研究者らは、職場に近い場所にいることで、経営者は従業員の福祉をより大事に考えるようになるのではないかと考えている。上司が従業員と同じ地域に住めば職場外でばったり会う可能性が高くなり、社会的絆を築ける機会が増えるのだ。
研究者らは「住む場所が勤務環境に影響を与える一つの重要な経路として、CEOと従業員の間の一連の社会的関わりが記録された。つまり、CEOと従業員が近い場所に住んでいるときや子どもが同じ学校に通っているとき、会社の労働環境は改善する」と説明している。
これは企業自体の生産性、そして利益性に波及効果をもたらす。企業文化がより良好な会社では、生産性が約4%高いのだ。
ハイブリッド型の職場
新型コロナウイルス感染症の流行により、職場の意味や、効果的に働くには職場にいる必要があるのかどうかを考え直すことが強いられた。
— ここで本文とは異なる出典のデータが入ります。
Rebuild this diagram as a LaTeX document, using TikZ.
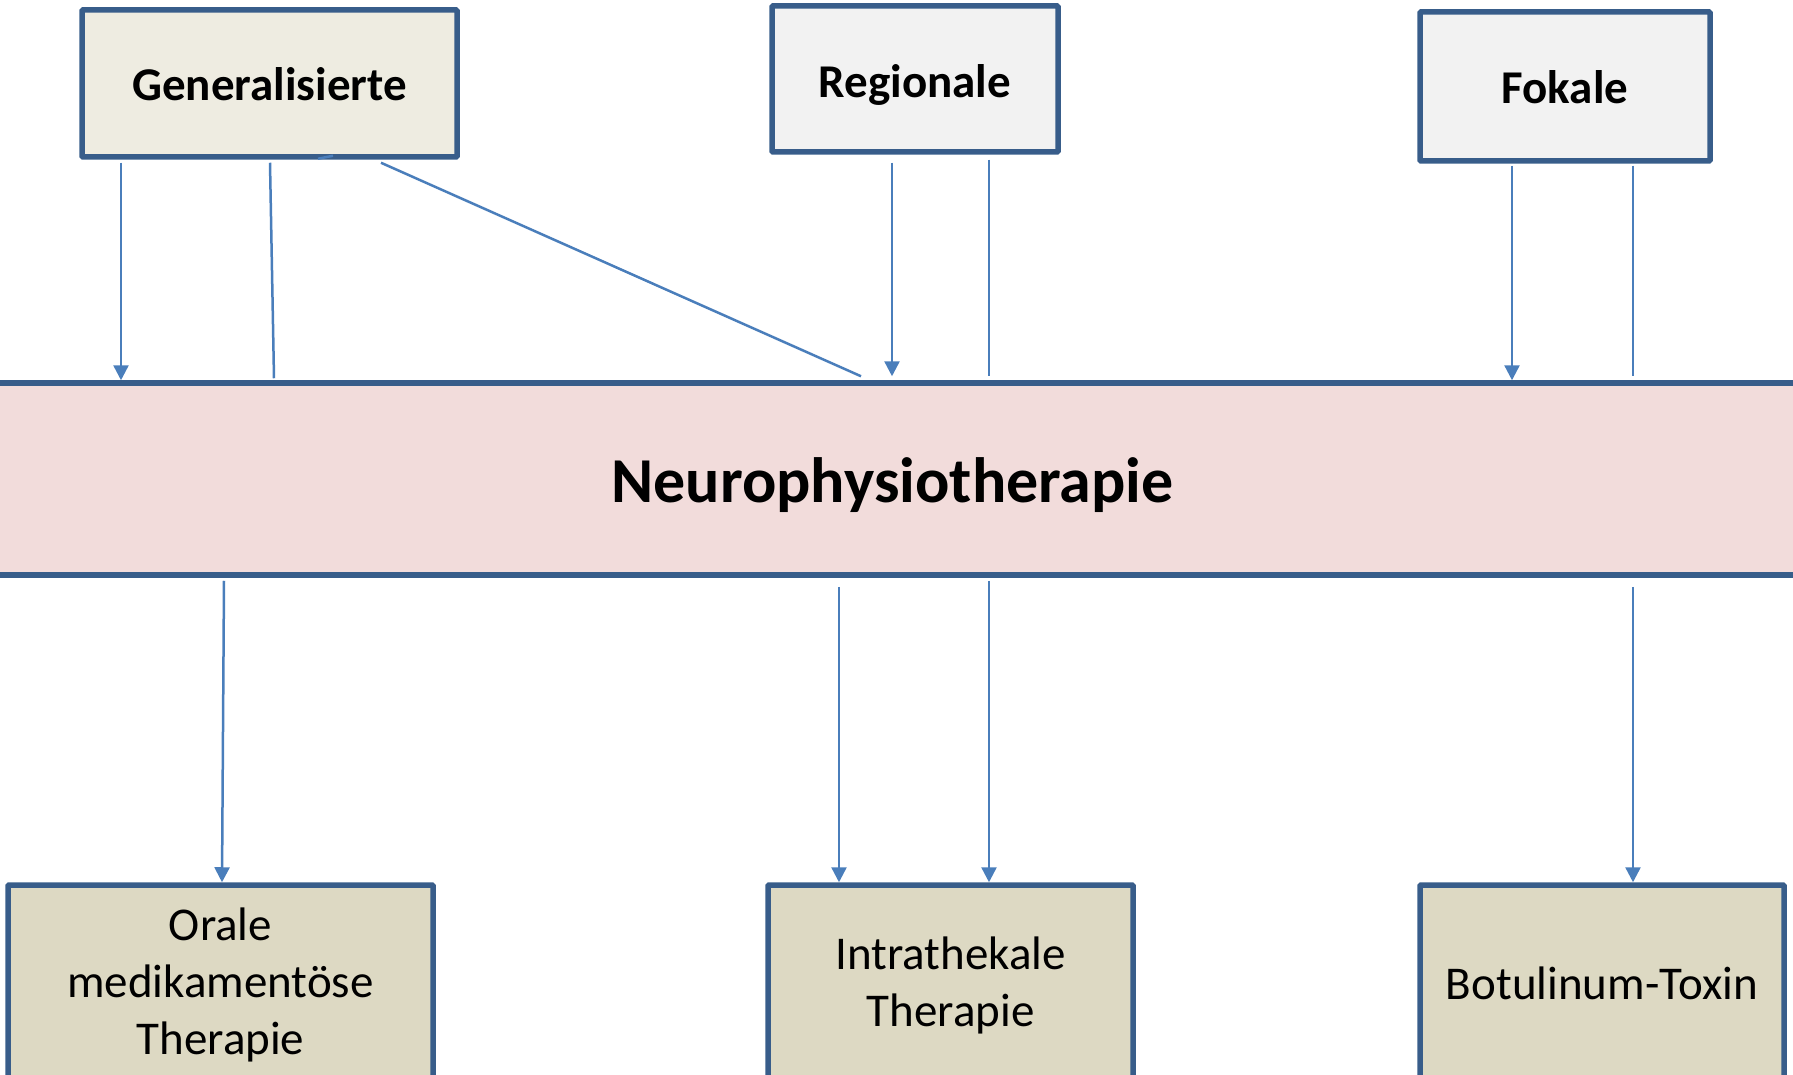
\documentclass[tikz,border=0pt]{standalone}
\usepackage{fontspec}
\setmainfont{Carlito}
\usetikzlibrary{arrows.meta}

\definecolor{boxline}{RGB}{56,93,138}
\definecolor{conline}{RGB}{74,126,187}
\definecolor{genfill}{RGB}{238,236,225}
\definecolor{grayfill}{RGB}{242,242,242}
\definecolor{therfill}{RGB}{221,217,195}
\definecolor{bandfill}{RGB}{242,220,219}

% lower a label without changing its box
\newcommand{\lowertext}[2]{\raisebox{-#1}[\height][\depth]{#2}}

\begin{document}
\begin{tikzpicture}[x=1pt,y=-1pt,
  topbox/.style={draw=boxline, line width=5.5pt, rounded corners=1pt, inner sep=0pt,
    font=\fontsize{47}{57}\selectfont\bfseries},
  therbox/.style={draw=boxline, line width=5.5pt, rounded corners=1pt, fill=therfill,
    inner sep=0pt, align=center, font=\fontsize{47}{57}\selectfont},
  conn/.style={draw=conline, line width=2.5pt},
  arr/.style={conn, -{Triangle[length=15pt,width=15pt]}}]

\useasboundingbox (0,0) rectangle (1793,1075);
\clip (0,0) rectangle (1793,1075);

% Band in the middle
\node[draw=boxline, line width=5.5pt, fill=bandfill, minimum width=1830pt, minimum height=192pt,
  font=\fontsize{64}{70}\selectfont\bfseries] (band) at (896.5,479)
  {\hspace*{-8pt}\lowertext{6pt}{Neurophysiotherapie}};

% Top boxes
\node[topbox, fill=genfill, minimum width=375pt, minimum height=147pt] (gen) at (269.5,83.5) {\lowertext{1pt}{Generalisierte}};
\node[topbox, fill=grayfill, minimum width=286pt, minimum height=146pt] (reg) at (915,79) {\lowertext{6pt}{Regionale}};
\node[topbox, fill=grayfill, minimum width=290pt, minimum height=149pt] (fok) at (1565,86.5) {\lowertext{1pt}{Fokale}};

% Bottom boxes
\node[therbox, minimum width=425pt, minimum height=200pt] (orale) at (220.5,985) {Orale\\medikamentöse\\Therapie};
\node[therbox, minimum width=365pt, minimum height=200pt] (intra) at (950.5,985) {Intrathekale\\Therapie};
\node[therbox, minimum width=364pt, minimum height=200pt] (botu) at (1602,985) {\raisebox{2pt}[\height][\depth]{Botulinum-Toxin}};

% Generalisierte to band
\draw[arr] ([xshift=-148.5pt,yshift=-3pt]gen.south) -- ([xshift=-148.5pt]gen.south |- band.north);
\draw[conn] ([xshift=0.5pt,yshift=-3pt]gen.south) -- ([xshift=4.5pt,yshift=2pt]gen.south |- band.north);
\draw[conn] ([xshift=111.5pt,yshift=-3pt]gen.south) -- ([xshift=-35.5pt,yshift=4pt]band.north);
\draw[conn] ([xshift=48.5pt,yshift=1pt]gen.south) -- ([xshift=63.5pt,yshift=4pt]gen.south);

% Regionale to band
\draw[arr] ([xshift=-23pt,yshift=-8pt]reg.south) -- ([xshift=-23pt,yshift=4pt]reg.south |- band.north);
\draw[conn] ([xshift=74pt,yshift=-5pt]reg.south) -- ([xshift=74pt,yshift=4pt]reg.south |- band.north);

% Fokale to band
\draw[arr] ([xshift=-53pt,yshift=-2pt]fok.south) -- ([xshift=-53pt]fok.south |- band.north);
\draw[conn] ([xshift=68pt,yshift=-2pt]fok.south) -- ([xshift=68pt,yshift=4pt]fok.south |- band.north);

% Band to therapies
\draw[arr] ([xshift=3.5pt,yshift=-3pt]orale.north |- band.south) -- ([xshift=1.5pt]orale.north);
\draw[arr] ([xshift=-111.5pt,yshift=-9pt]intra.north |- band.south) -- ([xshift=-111.5pt]intra.north);
\draw[arr] ([xshift=38.5pt,yshift=-3pt]intra.north |- band.south) -- ([xshift=38.5pt]intra.north);
\draw[arr] ([xshift=31pt,yshift=-9pt]botu.north |- band.south) -- ([xshift=31pt]botu.north);

\end{tikzpicture}
\end{document}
研究者らは遠隔勤務のメリットを受け入れているが、互いに物理的に近い距離に住み働くことのメリットは、研究結果で明確に示されていると感じている。
多くのものと同様、遠隔勤務によるさまざまなメリットと近くに住むことの文化的メリットの間の妥協は避けられないだろう。とはいえ、ロックダウン(都市封鎖)の間は職場の文化構築の課題がよく言及されたことを考えれば、おそらくこれは検討すべきものだろう。
これは同時に、従業員の福祉と株主利益の間に明確なつながりがあることをタイミングよく思い出させてくれるものだ。従業員の福祉に時間や金を費やすことはコストではなく、投資として考えられるべきだという事実が改めて強調されるとよいだろう。